That prompted me to look for an on-line copy of the first handbook - "Handbook for Boys".


If you go to http://books.google.com and search using "Handbook for Boys" you'll find a scanned copy. A very interesting read.


The suggested gear - beyond clothing - included a hand axe, drinking cup (collapsing brass cup), folding knife (amazingly similar to the Camillus knife I had in the 1970s), mess kit (looked like Spam cans), poncho, telegraph instrument, and whistle.


For cooking they only describe a griddle and a frying pan. That led me to wonder if these would have been cast iron or steel. I suspect cast iron is most likely. What do you think?
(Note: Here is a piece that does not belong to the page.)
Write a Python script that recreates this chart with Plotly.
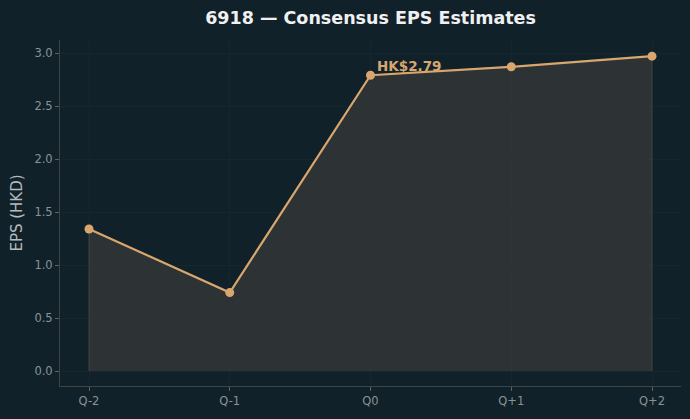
import plotly.graph_objects as go

quarters = ["Q-2", "Q-1", "Q0", "Q+1", "Q+2"]
eps = [1.34, 0.74, 2.79, 2.87, 2.97]
y_ticks = [0.0, 0.5, 1.0, 1.5, 2.0, 2.5, 3.0]
title = "6918 — Consensus EPS Estimates"
highlight_idx = 2

BG = "#10212a"
LINE = "#d9a66e"
GRID = "#16262e"
TICK = "#8a9296"
FONT = "DejaVu Sans"

xi = list(range(len(quarters)))

fig = go.Figure()
# shaded area polygon with outline
fig.add_trace(go.Scatter(
    x=[xi[0]] + xi + [xi[-1]],
    y=[0] + eps + [0],
    mode="lines", fill="toself",
    fillcolor="rgba(62,62,58,0.65)",
    line=dict(color="rgba(85,85,72,0.6)", width=1),
    hoverinfo="skip", showlegend=False,
))
fig.add_trace(go.Scatter(
    x=xi, y=eps, mode="lines+markers",
    line=dict(color=LINE, width=2.2),
    marker=dict(size=9, color=LINE),
    showlegend=False,
))

fig.add_annotation(
    x=xi[highlight_idx], y=eps[highlight_idx],
    text=f"<b>HK${eps[highlight_idx]:.2f}</b>",
    showarrow=False, xanchor="left", yanchor="bottom",
    xshift=4, yshift=-1,
    font=dict(family=FONT, size=13.5, color=LINE),
)

fig.update_layout(
    width=690, height=419,
    paper_bgcolor=BG, plot_bgcolor=BG,
    margin=dict(l=60, r=9, t=40, b=33),
    title=dict(text=f"<b>{title}</b>", x=0.537, xanchor="center", y=0.957, yanchor="middle",
               font=dict(family=FONT, size=17.5, color="#f0f0f0")),
    font=dict(family=FONT, color=TICK, size=11),
    xaxis=dict(
        range=[-0.206, 4.206], tickmode="array", tickvals=xi, ticktext=quarters,
        showgrid=True, gridcolor=GRID, gridwidth=1, zeroline=False,
        showline=True, linecolor="#3c4446", linewidth=1,
        ticks="outside", ticklen=4, tickcolor="#5a6264",
        tickfont=dict(family=FONT, size=11.5, color=TICK),
    ),
    yaxis=dict(
        range=[-0.1415, 3.1226], tickmode="array", tickvals=y_ticks,
        ticktext=[f"{v:.1f}" for v in y_ticks],
        showgrid=True, gridcolor=GRID, gridwidth=1, zeroline=False,
        showline=True, linecolor="#3c4446", linewidth=1,
        ticks="outside", ticklen=4, tickcolor="#5a6264",
        tickfont=dict(family=FONT, size=11.5, color=TICK),
        title=dict(text="EPS (HKD)", font=dict(family=FONT, size=15, color="#b4babd"), standoff=8),
    ),
)

fig.write_html("out.html")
It describes dish washing as follows:

"First fill the frying-pan with water, place over the fire, and let it boil. Pour out the water and you will find the pan has practically cleaned itself. Clean the griddle with sand and water. Greasy knifes and forks may be cleaned by jabbing them into the ground. After all grease is gotten ride of, wash in hot water and dry with cloh. Don't use the cloth first and get it greasy."


Boy are instructed to sleep under a lean-to covered in conifer branches (not so much leave no trace back then) or use a duck tarp set-up in one of several slick configurations. Bedding is made of conifer branches covered by the poncho, then the sleeping bag put on top of that.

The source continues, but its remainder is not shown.